The research method used in this paper was based on mathematical modeling and simulation of engagement and release processes. Main issues studied include:
Lever ratio varies both during the bearing departure and with wear of the clutch. The lever ratio variation affects both the lift of the pressure plate and the clutch clamp load. The simulation model can be utilized to optimize both lever shape and lever positioning during the entire clutch life.
Deflections of levers and other internal actuation components affect not only the pressure plate lift but also engagement quality of the clutch.
Centrifugal forces acting on levers affect the clamp load, release load and stability of lever location during clutch operation. Inertia forces of levers can affect the strap function and increase or decrease the clutch lift.
Improvements in stability of lever positioning during release can minimize clutch hysteresis.

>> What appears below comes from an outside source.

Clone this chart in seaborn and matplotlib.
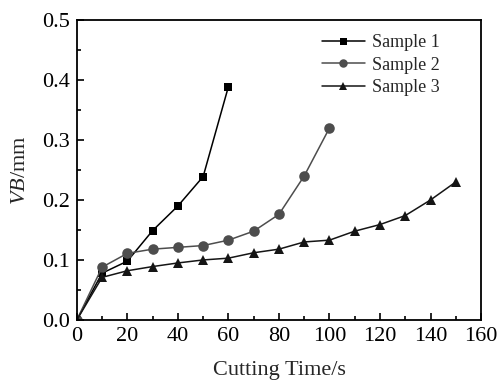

Some numerical examples are presented in order to illustrate clutch performance improvements made possible by simple design changes of levers.
The main objective of this paper is to study kinematic and dynamic issues affecting the internal actuation process of the clutch and, subsequently, to derive mathematical models of clutch lever functions during actuations. The ultimate goal is to integrate these models into clutch design practice in order to improve important clutch characteristics.